The symbiotic relationship between Amazon Web Services and the financial industry now runs deep.
At its annual technology summit in Manhattan’s Javits Center, Amazon’s cloud computing subsidiary showcased the multiple ways banks and credit unions have plugged in — AWS hosts core systems, provides security frameworks, combats money laundering, offers chatbot-oriented customer services and has begun supporting card processing platforms too.
Over the upbeat music and strobe lights accompanying keynote speeches, AWS executives touted a 250% year-over-year growth rate for machine-learning services.
“While the conversation starter is usually cost, financial services customers choose to move to the cloud [for] agility and the speed,” said Scott Mullins, head of worldwide financial services business development at Amazon Web Services. “Customers can spin up thousands of instances in minutes as opposed to the 10 to 18 weeks it takes for most on-premises companies to do the same.”
Mullins shared the example of OakNorth, the U.K.’s first cloud-based bank, as an example of how financial institutions can host core systems on AWS through a Virtual Private Cloud. “By using AWS, the bank runs a highly efficient credit process that can take weeks or even days as opposed to months, and relies on AWS’s security and compliance tools and controls,” he said.
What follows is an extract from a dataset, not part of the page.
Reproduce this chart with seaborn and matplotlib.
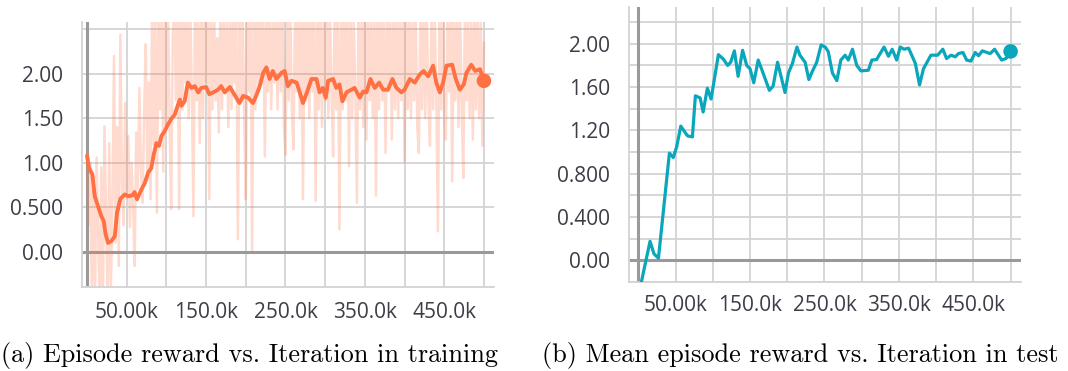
import numpy as np
import matplotlib
matplotlib.use("Agg")
import matplotlib.pyplot as plt
import seaborn as sns
from matplotlib.ticker import FixedLocator

# ---------------- data ----------------
# Training: raw episode reward, logged every 2k iterations from 0 to 500k
train_raw_reward = [
    1.08, 0.30, 1.00, -0.50, 0.85, -0.60, 1.06, 0.20, -0.70, 0.95,
    -0.55, 1.41, 0.40, -0.60, 1.22, -0.45, 0.60, 2.20, 0.10, 1.40,
    -0.16, 2.44, 0.80, 0.30, 1.67, 0.60, 1.30, 0.28, 1.00, 0.55,
    -0.16, 1.34, 0.70, 1.84, 0.90, 0.55, 1.60, 2.33, 0.80, 1.90,
    0.59, 2.80, 1.20, 2.70, 0.44, 2.70, 1.60, 2.80, 0.90, 2.80,
    1.40, 2.75, 1.50, 0.48, 2.40, 2.80, 1.70, 2.90, 0.48, 2.70,
    1.60, 2.80, 1.90, 2.70, 1.50, 2.80, 1.80, 0.40, 2.80, 1.70,
    2.70, 1.22, 2.85, 1.50, 2.70, 1.90, 2.80, 0.59, 2.60, 1.60,
    2.80, 1.70, 2.40, 1.34, 2.80, 1.60, 2.70, 1.80, 2.60, 1.40,
    2.80, 1.60, 2.70, 1.90, 2.80, 0.14, 2.60, 1.70, 2.80, 1.50,
    0.59, 2.70, 1.80, 2.80, 0.00, 2.75, 1.60, 2.90, 1.80, 2.70,
    1.90, 2.80, 1.07, 2.70, 1.80, 2.80, 1.60, 2.60, 1.90, 2.80,
    1.60, 2.70, 1.80, 2.85, 1.40, 1.09, 2.70, 1.70, 2.80, 1.60,
    1.15, 2.70, 1.80, 2.80, 1.50, 2.70, 0.59, 2.60, 1.70, 2.80,
    1.50, 2.70, 1.80, 2.80, 0.57, 2.70, 1.60, 2.80, 1.40, 2.60,
    1.70, 2.80, 1.50, 2.70, 1.80, 1.07, 2.80, 1.60, 2.70, 0.25,
    2.75, 1.60, 2.80, 1.70, 2.70, 0.96, 2.80, 1.50, 2.60, 1.80,
    0.55, 2.70, 1.60, 2.80, 1.40, 2.70, 1.26, 2.80, 1.70, 2.60,
    1.50, 2.80, 0.63, 2.70, 1.60, 2.80, 1.70, 2.60, 1.11, 2.70,
    1.80, 2.80, 1.26, 2.70, 1.60, 2.80, 1.50, 2.60, 1.70, 2.80,
    1.00, 2.70, 1.60, 2.80, 1.50, 2.60, 1.70, 2.80, 1.40, 1.11,
    2.70, 1.60, 2.80, 1.50, 2.70, 1.70, 1.19, 2.80, 1.60, 2.60,
    1.70, 0.23, 2.70, 1.60, 2.80, 1.50, 1.26, 2.70, 1.80, 2.80,
    0.79, 2.60, 1.70, 2.80, 1.40, 2.70, 1.60, 0.83, 2.80, 1.70,
    2.60, 1.50, 2.70, 1.26, 2.80, 1.60, 2.70, 1.50, 2.60, 1.19,
    2.35,
]

# Training: smoothed episode reward (iteration in thousands)
train_smooth_step_k = [
    0, 2.5, 6.7, 9.7, 13.9, 18, 21, 23.5, 26.5, 30.7,
    35, 37.8, 42, 47.5, 51.7, 57, 60, 63, 68.5, 72.7,
    77, 81, 84, 87.4, 90.7, 93.7, 97.9, 102, 106, 110.5,
    114.7, 117, 119, 123, 127, 131.5, 135.7, 140, 144, 150,
    154, 159, 165, 169, 173.5, 180, 184, 188, 192, 196.6,
    203, 209, 213, 217.6, 222, 226, 230, 234, 238.6, 245,
    249, 253, 257.5, 264, 268, 272, 277, 282.7, 289, 293,
    297, 300.7, 303.7, 310, 314, 318, 321.7, 326.8, 333, 337,
    343.6, 347.8, 352, 357, 362.5, 368, 373, 379, 384.7, 389.8,
    396, 400, 406.6, 413, 419, 424, 429.7, 436, 440, 444.4,
    448.6, 452.8, 460, 464.5, 469.6, 474.6, 478, 484, 489, 495,
    500,
]
train_smooth_reward = [
    1.08, 0.94, 0.87, 0.625, 0.51, 0.40, 0.345, 0.195, 0.10, 0.12,
    0.176, 0.44, 0.595, 0.644, 0.625, 0.633, 0.67, 0.59, 0.70, 0.77,
    0.89, 0.94, 1.09, 1.22, 1.19, 1.30, 1.356, 1.43, 1.49, 1.54,
    1.655, 1.71, 1.64, 1.69, 1.90, 1.84, 1.86, 1.79, 1.84, 1.85,
    1.77, 1.79, 1.82, 1.86, 1.79, 1.85, 1.79, 1.73, 1.67, 1.75,
    1.73, 1.67, 1.75, 1.86, 2.01, 2.07, 1.94, 2.03, 1.94, 2.01,
    2.03, 1.86, 1.92, 1.90, 1.79, 1.67, 1.79, 1.94, 1.94, 1.79,
    1.84, 1.73, 1.92, 1.94, 1.84, 1.88, 1.69, 1.79, 1.82, 1.84,
    1.73, 1.80, 1.79, 1.94, 1.84, 1.90, 1.82, 1.82, 1.94, 1.84,
    1.79, 1.82, 1.94, 1.90, 1.99, 2.03, 1.97, 2.09, 1.90, 1.79,
    1.90, 2.09, 2.10, 1.94, 1.82, 1.88, 2.01, 2.10, 2.03, 2.05,
    1.92,
]

# Test: mean episode reward (iteration in thousands)
test_step_k = [
    2.5, 15.7, 21, 27, 41.7, 47, 51.5, 57, 66, 72.6,
    76.6, 83, 87, 92.7, 97.7, 107.5, 114, 120, 124, 129,
    134, 140, 145.6, 150, 155, 161, 167, 176, 181, 187,
    197, 201.6, 207, 213, 217, 224, 229, 234, 239.6, 245.5,
    251, 255, 260.7, 266.6, 272, 277.8, 282, 287.6, 293.4, 299,
    309, 313.6, 320, 330, 336, 341, 347, 351.7, 357, 363,
    372, 377.7, 383, 393, 402, 409, 414, 420, 425.6, 430,
    436, 441, 446.7, 452.5, 457, 462, 472.6, 478.5, 488, 494,
    500,
]
test_mean_reward = [
    -0.25, 0.176, 0.06, 0.02, 0.99, 0.95, 1.05, 1.24, 1.15, 1.14,
    1.52, 1.50, 1.37, 1.59, 1.49, 1.90, 1.86, 1.80, 1.83, 1.935,
    1.70, 1.94, 1.80, 1.77, 1.64, 1.85, 1.74, 1.57, 1.61, 1.83,
    1.55, 1.73, 1.82, 1.97, 1.895, 1.83, 1.67, 1.75, 1.83, 1.99,
    1.97, 1.93, 1.73, 1.66, 1.85, 1.895, 1.85, 1.95, 1.80, 1.75,
    1.756, 1.85, 1.855, 1.97, 1.885, 1.95, 1.85, 1.97, 1.95, 1.96,
    1.82, 1.62, 1.77, 1.895, 1.895, 1.95, 1.864, 1.895, 1.88, 1.91,
    1.92, 1.85, 1.84, 1.92, 1.89, 1.935, 1.91, 1.95, 1.85, 1.865,
    1.93,
]

x_grid_k = [0, 50, 100, 150, 200, 250, 300, 350, 400, 450, 500]
x_tick_labels = ["", "50.00k", "", "150.0k", "", "250.0k", "", "350.0k", "", "450.0k", ""]

train_ytick_values = [0.0, 0.5, 1.0, 1.5, 2.0, 2.5]
train_ytick_labels = ["0.00", "0.500", "1.00", "1.50", "2.00", ""]

test_ytick_values = [-0.2, 0.0, 0.2, 0.4, 0.6, 0.8, 1.0, 1.2, 1.4, 1.6, 1.8, 2.0, 2.2]
test_ytick_labels = ["", "0.00", "", "0.400", "", "0.800", "", "1.20", "", "1.60", "", "2.00", ""]

captions = [
    "(a) Episode reward vs. Iteration in training",
    "(b) Mean episode reward vs. Iteration in test",
]

# ---------------- style ----------------
ORANGE = "#ff7043"
CYAN = "#0aa6bc"
GRID = "#d3d3d3"
ZERO = "#9a9a9a"
TEXT = "#3d3d48"

sns.set_style("white")
plt.rcParams["font.family"] = ["Open Sans", "DejaVu Sans"]

fig = plt.figure(figsize=(10.68, 3.71), dpi=100)
ax1 = fig.add_axes([0.0768, 0.2264, 0.3857, 0.7143])
ax2 = fig.add_axes([0.589, 0.2399, 0.367, 0.7412])


def style_axes(ax, xlim, ylim, yvals, ylabels, xpad):
    ax.set_xlim(*xlim)
    ax.set_ylim(*ylim)
    ax.xaxis.set_major_locator(FixedLocator(x_grid_k))
    ax.set_xticklabels(x_tick_labels)
    ax.yaxis.set_major_locator(FixedLocator(yvals))
    ax.set_yticklabels(ylabels)
    ax.set_axisbelow(True)
    ax.grid(True, color=GRID, linewidth=1.3)
    for side in ("top", "right"):
        ax.spines[side].set_visible(False)
    for side in ("left", "bottom"):
        ax.spines[side].set_color(GRID)
        ax.spines[side].set_linewidth(1.3)
    ax.tick_params(axis="both", length=6.5, width=1.3, color=GRID,
                   labelsize=15, labelcolor=TEXT)
    ax.tick_params(axis="y", pad=7)
    ax.tick_params(axis="x", pad=xpad)
    ax.axhline(0, color=ZERO, linewidth=2.2, zorder=1.5)
    ax.axvline(0, color=ZERO, linewidth=2.2, zorder=1.5)
    ax.set_xlabel("")
    ax.set_ylabel("")


# Training panel
raw_steps = np.linspace(0, 500, len(train_raw_reward))
sns.lineplot(x=raw_steps, y=train_raw_reward, ax=ax1, color=ORANGE,
             alpha=0.25, linewidth=1.8, zorder=2)
sns.lineplot(x=train_smooth_step_k, y=train_smooth_reward, ax=ax1,
             color=ORANGE, linewidth=2.8, zorder=3)
sns.scatterplot(x=[train_smooth_step_k[-1]], y=[train_smooth_reward[-1]],
                ax=ax1, color=ORANGE, s=110, edgecolor="none", zorder=4,
                clip_on=False)
style_axes(ax1, (-6.3, 512.6), (-0.395, 2.58),
           train_ytick_values, train_ytick_labels, xpad=4)

# Test panel
sns.lineplot(x=test_step_k, y=test_mean_reward, ax=ax2, color=CYAN,
             linewidth=2.3, zorder=3)
sns.scatterplot(x=[test_step_k[-1]], y=[test_mean_reward[-1]], ax=ax2,
                color=CYAN, s=110, edgecolor="none", zorder=4, clip_on=False)
style_axes(ax2, (-12.5, 514), (-0.2, 2.34),
           test_ytick_values, test_ytick_labels, xpad=3)

# Captions
fig.text(0.234, 0.043, captions[0], ha="center", va="center",
         fontfamily="cmr10", fontsize=18.9, color="black")
fig.text(0.749, 0.043, captions[1], ha="center", va="center",
         fontfamily="cmr10", fontsize=18.9, color="black")

fig.savefig("out.png", dpi=100)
AWS executives noted hedge fund giant Bridgewater Associates leverages Amazon's automated reasoning group, ARG technology, for their own security framework. By using mapping and benchmarking tools Tiros and Zelkova, Bridgewater is able to locate and monitor relevant security controls among company accounts and prevent data breaches.
According to Mullins, financial service companies including Capital One, Dow Jones, Intuit and Liberty Mutual are combating money laundering by using AWS machine learning services.